The 'best' gun in any caliber is what you shoot well.  That might be anything from a Glock to 1911 to a Kel Tec or a Browning Hi Power.  If you're dead set on 9mm, then what is important is what makes can handle +P and +P+ _all the time_&#8230;not just sometimes, because these are what you're going to want to use as carry rounds.  Those are going to be Glock, Heckler & Koch, and Sig Sauer.  Glocks are the lightest, hold the most rounds, and are the cheapest to buy of the three. They are the Honda of handguns.  Marvelous engineering, efficiency, and reliability.  As far as ammunition, Winchester Ranger 124gr +P+ JHP and Federal Hydrashok +P and +P+ JHP are the benchmark to many.  I have carried a Desert Eagle Baby Eagle .45, a Glock 31 .357 SIG, Glock 17 9mm, two different Glock 19 9mms, a Kimber Pro Carry II 1911 .45 and a Sig Sauer P229 .40 S&W.  By far, my favorite of all to carry and shoot (not to mention field strip and clean) were the Glocks.  Especially the compact frame G19s.  The only pistol anyone would ever need for alot of purposes.  I carry my Gen 2 and wont go back to anything else.

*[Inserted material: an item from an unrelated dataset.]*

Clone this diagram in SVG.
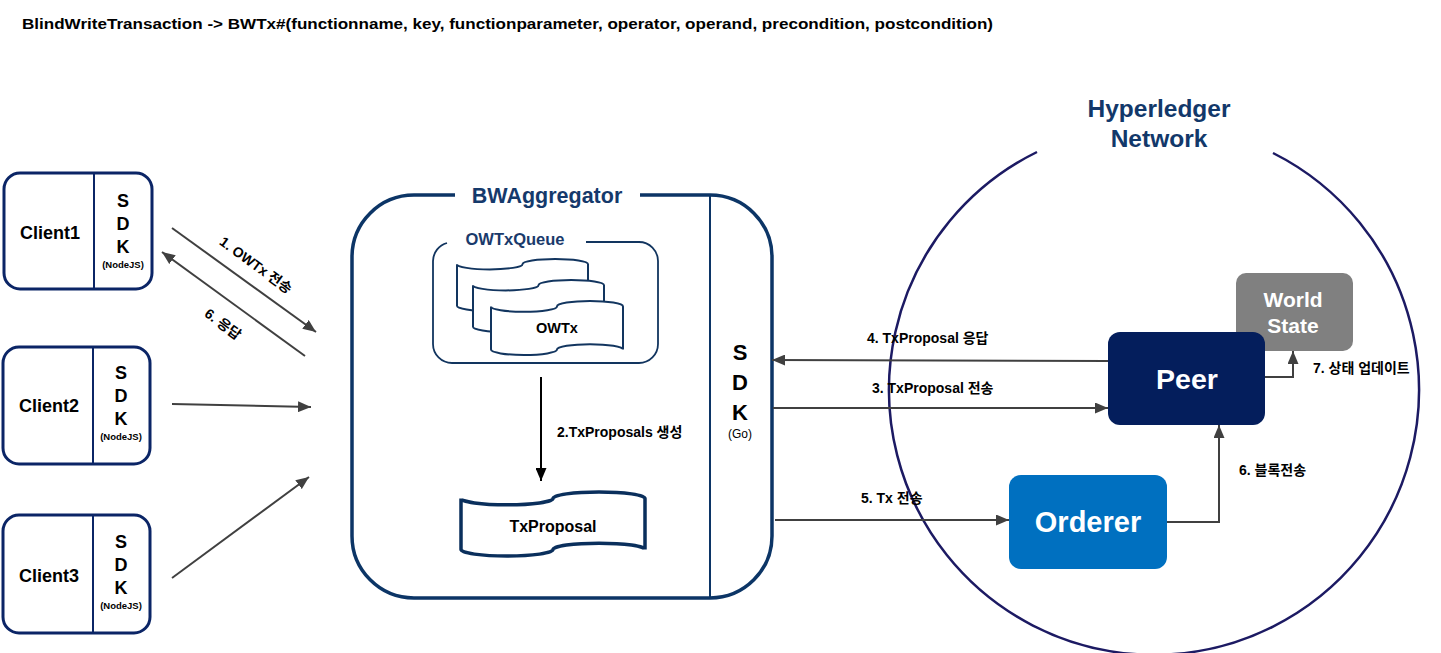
<svg xmlns="http://www.w3.org/2000/svg" width="1441" height="653" viewBox="0 0 1441 653">
<style>
.t{font-family:"Liberation Sans","Noto Sans CJK KR",Arial,sans-serif;font-weight:bold}
.cl{stroke:#0b2566;stroke-width:3;fill:#fff}
.dv{stroke:#0b2566;stroke-width:2}
.ar{stroke:#404040;stroke-width:2;fill:none}
.tape{fill:#fff;stroke:#12355f;stroke-width:2}
</style>
<defs>
<marker id="ah" markerUnits="userSpaceOnUse" markerWidth="13" markerHeight="11" refX="13" refY="5.5" orient="auto">
<path d="M0,0 L13,5.5 L0,11 z" fill="#404040"/>
</marker>
<marker id="ahb" markerUnits="userSpaceOnUse" markerWidth="13" markerHeight="11" refX="13" refY="5.5" orient="auto">
<path d="M0,0 L13,5.5 L0,11 z" fill="#000"/>
</marker>
</defs>
<rect width="1441" height="653" fill="#fff"/>
<text class="t" x="22" y="29" font-size="14.5" textLength="971" lengthAdjust="spacingAndGlyphs">BlindWriteTransaction -&gt; BWTx#(functionname, key, functionparameter, operator, operand, precondition, postcondition)</text>

<g id="client1">
<rect class="cl" x="4" y="173" width="148" height="116" rx="16"/>
<line class="dv" x1="94" y1="173" x2="94" y2="289"/>
<text class="t" x="50" y="239" font-size="18" text-anchor="middle">Client1</text>
<text class="t" x="123" y="207" font-size="18" text-anchor="middle">S</text>
<text class="t" x="123" y="230" font-size="18" text-anchor="middle">D</text>
<text class="t" x="123" y="253" font-size="18" text-anchor="middle">K</text>
<text class="t" x="123" y="268" font-size="9.5" text-anchor="middle">(NodeJS)</text>
</g>
<g id="client2">
<rect class="cl" x="3" y="347" width="147" height="117" rx="16"/>
<line class="dv" x1="93" y1="347" x2="93" y2="464"/>
<text class="t" x="49" y="412" font-size="18" text-anchor="middle">Client2</text>
<text class="t" x="121" y="379" font-size="18" text-anchor="middle">S</text>
<text class="t" x="121" y="402" font-size="18" text-anchor="middle">D</text>
<text class="t" x="121" y="425" font-size="18" text-anchor="middle">K</text>
<text class="t" x="121" y="440" font-size="9.5" text-anchor="middle">(NodeJS)</text>
</g>
<g id="client3">
<rect class="cl" x="3" y="515" width="147" height="118" rx="16"/>
<line class="dv" x1="93" y1="515" x2="93" y2="633"/>
<text class="t" x="49" y="582" font-size="18" text-anchor="middle">Client3</text>
<text class="t" x="121" y="548" font-size="18" text-anchor="middle">S</text>
<text class="t" x="121" y="571" font-size="18" text-anchor="middle">D</text>
<text class="t" x="121" y="594" font-size="18" text-anchor="middle">K</text>
<text class="t" x="121" y="609" font-size="9.5" text-anchor="middle">(NodeJS)</text>
</g>

<g id="bwaggregator">
<path d="M640,195 H710 A62,62 0 0 1 772,257 V536 A62,62 0 0 1 710,598 H414 A62,62 0 0 1 352,536 V257 A62,62 0 0 1 414,195 H455" fill="none" stroke="#0c3566" stroke-width="3.5"/>
<line x1="710" y1="195" x2="710" y2="598" stroke="#0c3566" stroke-width="2"/>
<text class="t" x="547" y="203" font-size="21.5" fill="#15396b" text-anchor="middle">BWAggregator</text>
<text class="t" x="740" y="360" font-size="22" text-anchor="middle">S</text>
<text class="t" x="740" y="390" font-size="22" text-anchor="middle">D</text>
<text class="t" x="740" y="420" font-size="22" text-anchor="middle">K</text>
<text x="740" y="438" font-size="12" text-anchor="middle" font-family="Liberation Sans, Arial, sans-serif">(Go)</text>
</g>

<g id="owtxqueue">
<path d="M586,242 H639 A19,19 0 0 1 658,261 V344 A19,19 0 0 1 639,363 H452 A19,19 0 0 1 433,344 V261 A19,19 0 0 1 447,243" fill="none" stroke="#12355f" stroke-width="1.8"/>
<text class="t" x="515" y="245" font-size="16.5" fill="#1a3a6b" text-anchor="middle">OWTxQueue</text>
<path class="tape" d="M457,264.2 A32.75,5.2 0 0 0 522.5,264.2 A32.75,5.2 0 0 1 588,264.2 V305.8 A32.75,5.2 0 0 0 522.5,305.8 A32.75,5.2 0 0 1 457,305.8 Z"/>
<path class="tape" d="M473,285.2 A32.75,5.2 0 0 0 538.5,285.2 A32.75,5.2 0 0 1 604,285.2 V326.8 A32.75,5.2 0 0 0 538.5,326.8 A32.75,5.2 0 0 1 473,326.8 Z"/>
<path class="tape" d="M491,306.4 A33,5.4 0 0 0 557,306.4 A33,5.4 0 0 1 623,306.4 V349.6 A33,5.4 0 0 0 557,349.6 A33,5.4 0 0 1 491,349.6 Z"/>
<text class="t" x="557" y="333" font-size="14.5" text-anchor="middle">OWTx</text>
</g>

<g id="txproposal">
<path d="M461,498.4 A46,6.4 0 0 0 553,498.4 A46,6.4 0 0 1 645,498.4 V549.6 A46,6.4 0 0 0 553,549.6 A46,6.4 0 0 1 461,549.6 Z" fill="#fff" stroke="#0a2f5c" stroke-width="3.5"/>
<text class="t" x="553" y="532" font-size="16" text-anchor="middle">TxProposal</text>
</g>

<g id="hyperledger-network">
<path d="M1273,153 A265,265 0 1 1 1037,152" fill="none" stroke="#1c1a63" stroke-width="2.5"/>
<text class="t" x="1159" y="117" font-size="24.5" fill="#12386a" text-anchor="middle">Hyperledger</text>
<text class="t" x="1159" y="147" font-size="24.5" fill="#12386a" text-anchor="middle">Network</text>
</g>

<g id="worldstate">
<rect x="1236" y="273" width="117" height="78" rx="10" fill="#808080"/>
<text class="t" x="1293" y="307" font-size="21" fill="#fff" text-anchor="middle">World</text>
<text class="t" x="1293" y="333" font-size="21" fill="#fff" text-anchor="middle">State</text>
</g>
<g id="peer">
<rect x="1108" y="332" width="157" height="93" rx="12" fill="#041e5c"/>
<text class="t" x="1187" y="389" font-size="28.5" fill="#fff" text-anchor="middle">Peer</text>
</g>
<g id="orderer">
<rect x="1009" y="475" width="158" height="94" rx="12" fill="#0070c0"/>
<text class="t" x="1088" y="532" font-size="29" fill="#fff" text-anchor="middle">Orderer</text>
</g>

<g id="connectors">
<line class="ar" x1="172" y1="228" x2="316" y2="332" marker-end="url(#ah)"/>
<line class="ar" x1="305" y1="356" x2="162" y2="252" marker-end="url(#ah)"/>
<line class="ar" x1="172" y1="404" x2="311" y2="407" marker-end="url(#ah)"/>
<line class="ar" x1="172" y1="578" x2="309" y2="477" marker-end="url(#ah)"/>
<line x1="541" y1="377" x2="541" y2="481" stroke="#000" stroke-width="2" marker-end="url(#ahb)"/>
<line class="ar" x1="1108" y1="361" x2="772" y2="360" marker-end="url(#ah)"/>
<line class="ar" x1="773" y1="408" x2="1108" y2="408" marker-end="url(#ah)"/>
<line class="ar" x1="775" y1="520" x2="1009" y2="520" marker-end="url(#ah)"/>
<path class="ar" d="M1167,522 H1219 V425" marker-end="url(#ah)"/>
<path class="ar" d="M1265,377 H1293 V351" marker-end="url(#ah)"/>
<text class="t" x="256" y="270" font-size="14" text-anchor="middle" transform="rotate(36 256 265)">1. OWTx 전송</text>
<text class="t" x="223" y="329" font-size="14" text-anchor="middle" transform="rotate(37 223 324)">6. 응답</text>
<text class="t" x="557" y="437" font-size="14">2.TxProposals 생성</text>
<text class="t" x="867" y="343" font-size="14">4. TxProposal 응답</text>
<text class="t" x="872" y="393" font-size="14">3. TxProposal 전송</text>
<text class="t" x="861" y="503" font-size="14">5. Tx 전송</text>
<text class="t" x="1313" y="373" font-size="14">7. 상태 업데이트</text>
<text class="t" x="1239" y="475" font-size="14">6. 블록전송</text>
</g>
</svg>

I know, I know.  Here goes another Glock fanboy plugging in Glock.  Well, there is a reason people like them and swear by them.  Alot of them arent able to tell you what makes them such proven firearms however. I can give you a few reasons that I know as to why.  First of all the rifling in the barrel of Glock pistols is hexagonal, not like the conventional rifling in most other makes.  This keeps fouling to a minimum, but its intended purpose was because in Europe, there were and are many variances in 9 x 19 bullet tolerance from brand to brand and bullet to bullet.  The hexagonal rifling ensures that all of these widely varying rounds will cycle reliably and utilize the gases behind the bullet effectively.  

The parts of the frame that the slide rides on in a Glock do not run the full length of the frame like for example, a 1911.  Ths reduces friction and allows the pistol to run dirty as well as it would run clean.  Also the tolerances between moving parts in Glocks are more generous for this purpose as well.  This is the reason behind the stories you hear about Glocks being lost in the woods and found years later and firing upon the first shot, the torture tests with sand, mud, saltwater, freezing them in ice, etc.

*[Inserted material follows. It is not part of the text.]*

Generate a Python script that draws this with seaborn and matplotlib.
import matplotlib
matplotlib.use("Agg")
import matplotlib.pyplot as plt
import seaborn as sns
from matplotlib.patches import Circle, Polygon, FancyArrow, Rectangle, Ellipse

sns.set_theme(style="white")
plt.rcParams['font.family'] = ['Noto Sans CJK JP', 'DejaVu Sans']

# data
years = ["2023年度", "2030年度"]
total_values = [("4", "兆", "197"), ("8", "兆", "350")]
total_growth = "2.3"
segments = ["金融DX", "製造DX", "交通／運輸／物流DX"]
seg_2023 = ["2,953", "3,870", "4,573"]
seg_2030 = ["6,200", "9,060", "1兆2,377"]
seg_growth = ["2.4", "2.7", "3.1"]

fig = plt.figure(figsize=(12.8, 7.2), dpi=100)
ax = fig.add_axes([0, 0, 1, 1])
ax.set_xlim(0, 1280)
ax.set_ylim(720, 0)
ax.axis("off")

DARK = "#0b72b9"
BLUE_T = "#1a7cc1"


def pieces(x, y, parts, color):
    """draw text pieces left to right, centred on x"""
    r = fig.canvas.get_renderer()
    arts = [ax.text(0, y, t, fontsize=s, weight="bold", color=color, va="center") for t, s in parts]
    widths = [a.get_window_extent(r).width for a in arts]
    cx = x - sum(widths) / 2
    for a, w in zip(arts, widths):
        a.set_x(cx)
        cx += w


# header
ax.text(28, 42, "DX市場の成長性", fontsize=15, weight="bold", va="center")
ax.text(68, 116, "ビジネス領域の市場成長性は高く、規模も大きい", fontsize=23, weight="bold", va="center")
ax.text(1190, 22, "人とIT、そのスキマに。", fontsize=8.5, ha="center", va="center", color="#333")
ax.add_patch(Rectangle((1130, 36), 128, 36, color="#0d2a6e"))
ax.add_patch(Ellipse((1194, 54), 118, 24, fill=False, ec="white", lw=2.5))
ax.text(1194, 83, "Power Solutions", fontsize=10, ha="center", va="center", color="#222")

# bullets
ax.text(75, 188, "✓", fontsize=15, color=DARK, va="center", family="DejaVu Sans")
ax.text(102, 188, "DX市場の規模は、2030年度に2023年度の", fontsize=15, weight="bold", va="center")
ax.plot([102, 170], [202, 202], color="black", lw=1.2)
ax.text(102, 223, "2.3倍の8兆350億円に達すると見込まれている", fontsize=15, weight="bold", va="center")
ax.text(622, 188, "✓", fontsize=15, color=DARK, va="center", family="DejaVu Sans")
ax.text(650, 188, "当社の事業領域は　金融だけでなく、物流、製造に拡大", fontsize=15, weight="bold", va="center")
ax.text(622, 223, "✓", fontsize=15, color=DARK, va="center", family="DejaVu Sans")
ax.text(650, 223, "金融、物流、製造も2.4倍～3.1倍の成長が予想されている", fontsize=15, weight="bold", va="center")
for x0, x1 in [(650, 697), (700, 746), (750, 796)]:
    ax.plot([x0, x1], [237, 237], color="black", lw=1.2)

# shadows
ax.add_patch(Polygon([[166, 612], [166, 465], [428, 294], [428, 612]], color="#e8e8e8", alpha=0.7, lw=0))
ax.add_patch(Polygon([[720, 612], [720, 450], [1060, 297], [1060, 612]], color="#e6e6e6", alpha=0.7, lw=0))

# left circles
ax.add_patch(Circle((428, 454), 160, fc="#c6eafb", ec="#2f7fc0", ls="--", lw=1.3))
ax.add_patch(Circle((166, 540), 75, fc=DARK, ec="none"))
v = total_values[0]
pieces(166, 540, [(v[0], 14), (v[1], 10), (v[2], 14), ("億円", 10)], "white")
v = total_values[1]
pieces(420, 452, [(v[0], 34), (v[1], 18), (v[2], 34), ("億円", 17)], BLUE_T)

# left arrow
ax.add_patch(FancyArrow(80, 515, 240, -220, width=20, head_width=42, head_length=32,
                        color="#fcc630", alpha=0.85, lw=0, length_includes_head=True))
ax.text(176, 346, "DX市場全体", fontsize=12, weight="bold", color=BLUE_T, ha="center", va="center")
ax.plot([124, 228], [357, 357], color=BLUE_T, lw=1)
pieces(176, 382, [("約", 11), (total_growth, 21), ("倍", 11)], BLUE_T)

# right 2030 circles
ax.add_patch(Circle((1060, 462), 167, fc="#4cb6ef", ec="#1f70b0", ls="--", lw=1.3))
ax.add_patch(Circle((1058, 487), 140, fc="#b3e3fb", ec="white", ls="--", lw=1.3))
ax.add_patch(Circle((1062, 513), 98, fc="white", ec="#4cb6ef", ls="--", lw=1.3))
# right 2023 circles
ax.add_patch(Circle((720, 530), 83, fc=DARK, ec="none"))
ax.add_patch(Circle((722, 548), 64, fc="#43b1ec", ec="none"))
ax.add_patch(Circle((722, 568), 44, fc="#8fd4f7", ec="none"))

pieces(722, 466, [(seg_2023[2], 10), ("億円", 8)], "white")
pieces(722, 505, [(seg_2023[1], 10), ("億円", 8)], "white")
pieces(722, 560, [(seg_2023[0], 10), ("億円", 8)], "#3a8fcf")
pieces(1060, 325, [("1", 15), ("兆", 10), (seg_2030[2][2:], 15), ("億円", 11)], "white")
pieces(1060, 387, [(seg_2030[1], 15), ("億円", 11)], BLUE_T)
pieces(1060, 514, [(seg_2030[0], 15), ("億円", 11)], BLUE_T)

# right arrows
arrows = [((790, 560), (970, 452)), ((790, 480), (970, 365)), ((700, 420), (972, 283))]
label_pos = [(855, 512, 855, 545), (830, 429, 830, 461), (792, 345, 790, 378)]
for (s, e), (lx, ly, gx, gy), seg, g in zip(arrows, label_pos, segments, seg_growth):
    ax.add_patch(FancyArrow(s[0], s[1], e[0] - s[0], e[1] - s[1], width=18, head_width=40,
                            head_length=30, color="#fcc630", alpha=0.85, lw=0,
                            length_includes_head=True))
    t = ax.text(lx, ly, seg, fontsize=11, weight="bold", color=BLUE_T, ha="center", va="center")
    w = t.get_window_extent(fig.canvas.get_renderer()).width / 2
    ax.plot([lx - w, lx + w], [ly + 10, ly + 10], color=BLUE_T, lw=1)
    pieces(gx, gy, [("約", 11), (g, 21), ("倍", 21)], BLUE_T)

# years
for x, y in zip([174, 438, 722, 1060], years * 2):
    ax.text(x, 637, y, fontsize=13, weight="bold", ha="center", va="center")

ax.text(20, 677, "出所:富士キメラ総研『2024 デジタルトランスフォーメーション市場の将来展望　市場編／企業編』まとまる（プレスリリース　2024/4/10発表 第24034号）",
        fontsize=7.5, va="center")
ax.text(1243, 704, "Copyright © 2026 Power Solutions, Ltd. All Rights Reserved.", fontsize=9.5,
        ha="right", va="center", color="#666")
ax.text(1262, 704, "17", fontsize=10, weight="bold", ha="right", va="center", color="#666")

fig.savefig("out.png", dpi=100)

The big one is firing the Glock under water.  It is dangerous to do that with ANY gun, but only if you equip a Glock with the maritime version spring cups to allow the firing pin channel to drain should this ever be attempted.  Then again, what the hell would you be doing to need to shoot under water?!  There are two circumstances where legally firing a gun becomes questionable.  Those are shooting from a moving vehicle and firing under water


----------



## ddurden (Nov 18, 2013)

For years, I was a member of the .45 ACP cult and cursed the 9mm for being underpowered.  In truth, the bullets were underdesigned.  While we were complaining, advancements in bullet design have turned the 9mm into a fine round.  If you look at bullet performance of the newer designs, they&#8217;re comparable to the .40 and .45 offerings for practical loadings.  Yes you can load up a .45 ACP very hot and make impressive holes and wound channels, but you pay for it in muzzle flash, report, and recoil.  As a friend of mine often says, &#8220;a 9 is fine&#8221;.  Check out some of the standard loadings (non +P) for some of the new 9mm bullet designs.  They&#8217;re pretty impressive.

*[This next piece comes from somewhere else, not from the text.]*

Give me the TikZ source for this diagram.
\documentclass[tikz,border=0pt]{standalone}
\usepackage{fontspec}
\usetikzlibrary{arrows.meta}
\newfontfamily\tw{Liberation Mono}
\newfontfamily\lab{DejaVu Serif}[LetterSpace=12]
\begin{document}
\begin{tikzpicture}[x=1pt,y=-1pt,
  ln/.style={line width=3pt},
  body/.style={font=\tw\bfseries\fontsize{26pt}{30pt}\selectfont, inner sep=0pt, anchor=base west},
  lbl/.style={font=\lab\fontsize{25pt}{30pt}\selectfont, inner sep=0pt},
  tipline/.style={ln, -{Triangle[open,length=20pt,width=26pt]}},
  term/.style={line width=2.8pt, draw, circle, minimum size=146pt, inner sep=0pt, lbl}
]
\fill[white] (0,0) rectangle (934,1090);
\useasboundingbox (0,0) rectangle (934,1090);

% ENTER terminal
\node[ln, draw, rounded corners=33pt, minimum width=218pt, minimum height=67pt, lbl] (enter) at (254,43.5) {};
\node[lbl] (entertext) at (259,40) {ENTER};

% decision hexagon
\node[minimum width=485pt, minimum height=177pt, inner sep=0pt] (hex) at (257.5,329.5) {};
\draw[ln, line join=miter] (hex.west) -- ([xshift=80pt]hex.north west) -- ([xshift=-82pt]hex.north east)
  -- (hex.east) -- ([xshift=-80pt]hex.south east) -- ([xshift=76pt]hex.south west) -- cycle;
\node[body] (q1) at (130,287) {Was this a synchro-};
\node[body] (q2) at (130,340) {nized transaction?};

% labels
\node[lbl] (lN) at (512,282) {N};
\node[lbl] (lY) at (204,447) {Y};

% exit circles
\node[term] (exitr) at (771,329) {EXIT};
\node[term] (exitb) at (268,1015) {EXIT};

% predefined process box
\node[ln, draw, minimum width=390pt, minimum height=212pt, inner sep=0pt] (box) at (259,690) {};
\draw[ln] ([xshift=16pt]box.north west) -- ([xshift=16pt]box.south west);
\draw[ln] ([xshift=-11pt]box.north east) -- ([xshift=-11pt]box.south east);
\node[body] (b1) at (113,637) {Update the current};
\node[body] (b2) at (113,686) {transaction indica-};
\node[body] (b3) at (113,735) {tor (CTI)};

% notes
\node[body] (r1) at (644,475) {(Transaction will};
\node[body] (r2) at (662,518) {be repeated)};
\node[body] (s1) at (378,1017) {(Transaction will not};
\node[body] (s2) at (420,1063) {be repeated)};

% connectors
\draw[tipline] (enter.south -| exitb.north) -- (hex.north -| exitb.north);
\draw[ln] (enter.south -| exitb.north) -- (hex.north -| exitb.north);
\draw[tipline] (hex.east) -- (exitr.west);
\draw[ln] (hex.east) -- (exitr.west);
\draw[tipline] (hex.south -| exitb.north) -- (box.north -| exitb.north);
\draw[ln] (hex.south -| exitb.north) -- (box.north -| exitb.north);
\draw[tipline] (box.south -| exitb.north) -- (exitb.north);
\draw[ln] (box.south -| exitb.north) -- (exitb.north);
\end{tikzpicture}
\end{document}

If you&#8217;re looking for the right &#8220;brand&#8221;, best thing I can tell you is to go to a range that rents guns and shoot several different models.  I carry Glocks generally, but I have a Taurus that does very well, too.  My wife carries Springfield and an occasional Glock.  I sometimes toss on a big EAA Witness competition gun if the mood hits me.  What I&#8217;m trying to say is that there are lots of great choices out there, and this is one of the best times in the world to be in the market for a handgun.  Unlike previous times in history, there are probably over a hundred models out there that will shoot straight out of the box, WILL HANDLE HOLLOWPOINTS, and will function without having a gunsmith &#8220;adjust&#8221; them.  We have handgun carry laws to thank for that because the general public is now entering the shooting world, and unlike a lot of us &#8220;old timers&#8221;, they have no paradigms, and they are intolerant of lower performing products.  It&#8217;s made life better for everyone.

Best thing to do is go find a gun you shoot well and will live with you just fine.  Then go check the reviews on the weapon, and measure them against the number that are out there.  What I mean is that one can find horror stories about any gun, but weigh that against how many there are in use.  It's sort of like the Ford F-150 vs. the Ferrari argument i.e. more people are killed after wrecking their F-150 than their Ferrari, therefore it's safer to drive a Ferrari.    It's not (but it IS probably more fun!).


----------



## Grenadier (Nov 18, 2013)

ddurden said:


> For years, I was a member of the .45 ACP cult and cursed the 9mm for being underpowered.  In truth, the bullets were underdesigned.  While we were complaining, advancements in bullet design have turned the 9mm into a fine round.  If you look at bullet performance of the newer designs, they&#8217;re comparable to the .40 and .45 offerings for practical loadings.  Yes you can load up a .45 ACP very hot and make impressive holes and wound channels, but you pay for it in muzzle flash, report, and recoil.  As a friend of mine often says, &#8220;a 9 is fine&#8221;.  Check out some of the standard loadings (non +P) for some of the new 9mm bullet designs.  They&#8217;re pretty impressive.



Spot on.  

The millions of dollars in research and development that the ammo companies have spent have certainly paid off, that the old belief that high velocities were critical to reliable expansion no longer apply.  For that matter, caliber choice really doesn't matter these days either, as long as you're using any of the familiar "duty" calibers (9mm and above).  Whether it's for civilian or law enforcement use, we all benefited from the newer designs.  

These days, any of the premium sub-sonic 147 grain hollowpoints are going to do just as well as a 115 grain +P (or +P+) loading, that you'll get decent controlled expansion, as well as decent penetration.  If anything, shooting a subsonic 147 grain load from any kind of duty-sized 9 mm pistol is going to have a good bit less felt recoil than shooting a .38 Special +P from a full sized revolver (K-frame or larger).  

I would have just as much confidence in a 147 grain subsonic Remington Golden Saber as I would carrying my favorite Winchester Ranger 127 grain +P+ load.  I get a bit of a chuckle when some people insist on buying "law enforcement use only" hollowpoint ammunition, since such offerings don't offer anything beyond what you can already get on the civilian market.  If I recall correctly, it's labeled as such simply for taxation purposes, not because it's any better.


----------



## PhotonGuy (Feb 29, 2016)

Well from my experience, the Canik is a really good 9mm brand. They're relatively new but lots of people are very pleased with their performance. They're from Turkey.


I know this thread is old but I decided to bring it back.


----------